(Figure scripts)

++++++++

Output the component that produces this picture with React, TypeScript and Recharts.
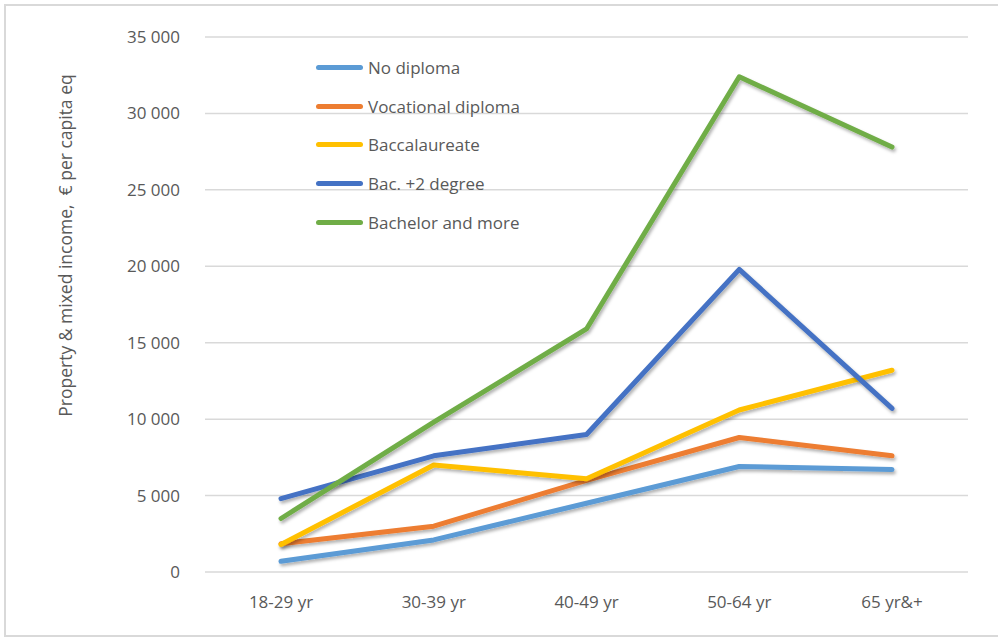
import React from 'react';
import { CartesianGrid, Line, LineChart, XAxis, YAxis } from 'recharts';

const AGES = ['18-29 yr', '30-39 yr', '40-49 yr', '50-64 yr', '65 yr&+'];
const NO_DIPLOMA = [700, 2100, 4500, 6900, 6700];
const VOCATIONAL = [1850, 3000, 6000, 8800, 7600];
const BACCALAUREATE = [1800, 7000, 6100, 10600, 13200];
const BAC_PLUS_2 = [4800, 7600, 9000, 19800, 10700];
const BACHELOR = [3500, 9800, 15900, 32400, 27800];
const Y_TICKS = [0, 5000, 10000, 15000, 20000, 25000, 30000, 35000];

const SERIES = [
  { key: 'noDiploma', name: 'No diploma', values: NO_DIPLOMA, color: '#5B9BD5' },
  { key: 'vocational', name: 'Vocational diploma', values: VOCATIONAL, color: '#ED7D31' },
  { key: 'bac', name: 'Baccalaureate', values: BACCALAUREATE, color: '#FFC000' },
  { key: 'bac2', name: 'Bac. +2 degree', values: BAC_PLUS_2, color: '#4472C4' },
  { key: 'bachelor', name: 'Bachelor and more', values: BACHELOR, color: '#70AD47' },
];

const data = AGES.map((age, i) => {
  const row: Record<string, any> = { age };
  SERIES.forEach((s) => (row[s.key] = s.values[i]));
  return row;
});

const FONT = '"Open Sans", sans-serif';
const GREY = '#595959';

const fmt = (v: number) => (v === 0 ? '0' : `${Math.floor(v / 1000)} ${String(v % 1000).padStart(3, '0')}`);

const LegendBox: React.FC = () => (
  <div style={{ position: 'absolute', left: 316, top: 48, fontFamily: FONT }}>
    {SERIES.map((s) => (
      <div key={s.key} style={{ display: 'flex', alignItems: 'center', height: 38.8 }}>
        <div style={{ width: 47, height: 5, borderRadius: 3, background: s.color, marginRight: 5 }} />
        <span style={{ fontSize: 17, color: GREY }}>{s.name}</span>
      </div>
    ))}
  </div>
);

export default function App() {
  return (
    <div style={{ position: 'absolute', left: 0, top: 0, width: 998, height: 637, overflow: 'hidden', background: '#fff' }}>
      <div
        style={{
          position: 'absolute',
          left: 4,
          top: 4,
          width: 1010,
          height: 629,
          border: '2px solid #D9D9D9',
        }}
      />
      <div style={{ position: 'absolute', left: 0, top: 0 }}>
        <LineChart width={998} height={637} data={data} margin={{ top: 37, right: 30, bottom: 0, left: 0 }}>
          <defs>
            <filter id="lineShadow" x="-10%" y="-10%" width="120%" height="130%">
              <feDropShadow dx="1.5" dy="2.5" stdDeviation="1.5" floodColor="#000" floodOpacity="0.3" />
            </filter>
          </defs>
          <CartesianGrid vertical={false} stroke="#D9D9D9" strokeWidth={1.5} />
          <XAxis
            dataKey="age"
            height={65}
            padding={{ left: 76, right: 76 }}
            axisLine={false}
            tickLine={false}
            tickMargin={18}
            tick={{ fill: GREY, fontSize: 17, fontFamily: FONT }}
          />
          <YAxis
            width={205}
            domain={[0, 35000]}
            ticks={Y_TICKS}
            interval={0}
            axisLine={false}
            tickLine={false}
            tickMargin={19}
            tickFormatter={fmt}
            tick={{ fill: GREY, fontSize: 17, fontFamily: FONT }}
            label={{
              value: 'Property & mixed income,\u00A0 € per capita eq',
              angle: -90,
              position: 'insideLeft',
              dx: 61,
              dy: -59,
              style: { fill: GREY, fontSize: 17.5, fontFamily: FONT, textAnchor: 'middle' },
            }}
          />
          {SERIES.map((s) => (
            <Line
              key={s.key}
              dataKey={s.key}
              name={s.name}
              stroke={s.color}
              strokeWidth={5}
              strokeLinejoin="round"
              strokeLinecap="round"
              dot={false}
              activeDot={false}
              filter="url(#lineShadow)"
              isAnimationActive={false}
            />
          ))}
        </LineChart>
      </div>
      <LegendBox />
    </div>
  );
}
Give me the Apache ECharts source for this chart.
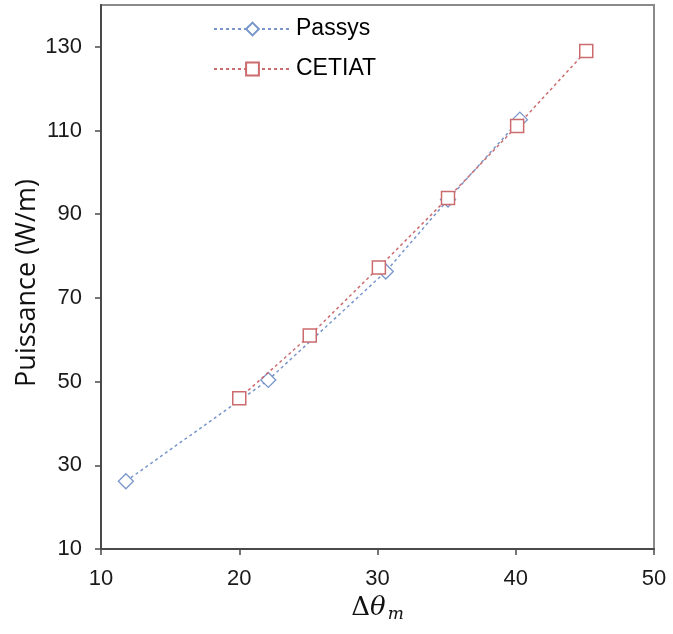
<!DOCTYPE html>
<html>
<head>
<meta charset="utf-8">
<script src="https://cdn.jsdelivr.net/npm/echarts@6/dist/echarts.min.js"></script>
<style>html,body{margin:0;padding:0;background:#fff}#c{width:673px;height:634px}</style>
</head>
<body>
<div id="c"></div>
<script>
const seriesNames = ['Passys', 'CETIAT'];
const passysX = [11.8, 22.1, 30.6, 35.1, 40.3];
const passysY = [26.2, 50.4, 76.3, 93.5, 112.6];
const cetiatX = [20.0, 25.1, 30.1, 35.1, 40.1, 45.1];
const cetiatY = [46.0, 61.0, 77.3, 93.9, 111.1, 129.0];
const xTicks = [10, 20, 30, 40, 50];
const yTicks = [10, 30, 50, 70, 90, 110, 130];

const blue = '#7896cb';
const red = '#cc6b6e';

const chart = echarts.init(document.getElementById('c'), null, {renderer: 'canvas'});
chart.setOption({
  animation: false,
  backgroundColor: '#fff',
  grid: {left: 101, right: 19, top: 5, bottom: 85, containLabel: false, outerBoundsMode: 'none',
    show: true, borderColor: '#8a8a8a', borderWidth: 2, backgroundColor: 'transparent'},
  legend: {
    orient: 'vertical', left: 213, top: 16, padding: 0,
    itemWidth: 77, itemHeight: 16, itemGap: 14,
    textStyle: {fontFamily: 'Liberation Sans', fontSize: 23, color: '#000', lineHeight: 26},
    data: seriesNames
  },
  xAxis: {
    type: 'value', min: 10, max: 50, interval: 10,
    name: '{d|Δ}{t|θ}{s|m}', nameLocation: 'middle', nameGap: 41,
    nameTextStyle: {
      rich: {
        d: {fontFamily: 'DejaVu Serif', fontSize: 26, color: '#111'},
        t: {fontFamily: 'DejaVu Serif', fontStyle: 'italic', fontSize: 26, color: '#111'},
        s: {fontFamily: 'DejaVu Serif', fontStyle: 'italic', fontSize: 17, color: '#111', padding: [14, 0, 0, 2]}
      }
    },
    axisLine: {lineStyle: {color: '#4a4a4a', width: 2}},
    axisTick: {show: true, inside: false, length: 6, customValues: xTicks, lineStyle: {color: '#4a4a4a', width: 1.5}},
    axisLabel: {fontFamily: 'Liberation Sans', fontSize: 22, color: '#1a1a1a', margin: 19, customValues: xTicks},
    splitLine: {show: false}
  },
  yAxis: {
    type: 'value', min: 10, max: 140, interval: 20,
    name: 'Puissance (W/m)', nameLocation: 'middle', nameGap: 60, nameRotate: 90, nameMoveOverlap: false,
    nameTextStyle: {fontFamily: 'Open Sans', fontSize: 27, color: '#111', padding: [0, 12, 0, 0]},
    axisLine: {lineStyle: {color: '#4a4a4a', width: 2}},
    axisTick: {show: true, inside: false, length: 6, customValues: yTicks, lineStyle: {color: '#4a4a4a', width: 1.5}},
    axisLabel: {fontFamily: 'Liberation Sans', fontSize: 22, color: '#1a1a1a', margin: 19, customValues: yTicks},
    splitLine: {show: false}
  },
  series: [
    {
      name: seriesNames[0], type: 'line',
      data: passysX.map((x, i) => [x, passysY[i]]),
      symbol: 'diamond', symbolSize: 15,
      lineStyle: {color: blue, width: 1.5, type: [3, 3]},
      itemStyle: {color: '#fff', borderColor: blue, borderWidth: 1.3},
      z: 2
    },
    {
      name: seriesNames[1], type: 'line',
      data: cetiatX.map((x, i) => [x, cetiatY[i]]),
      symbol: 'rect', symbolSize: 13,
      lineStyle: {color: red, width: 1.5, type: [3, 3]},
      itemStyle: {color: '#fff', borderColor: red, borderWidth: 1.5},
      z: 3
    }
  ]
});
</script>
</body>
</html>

++++++++

Return the lines exactly as they stand, from the start of the entries through the line holding "LineChart, XAxis, YAxis"; omit the pictures.

**ANSWER TO THE PROBLEM**
Output the component that produces this picture with React, TypeScript and Recharts.
import React from 'react';
import { CartesianGrid, Line, LineChart, XAxis, YAxis } from 'recharts';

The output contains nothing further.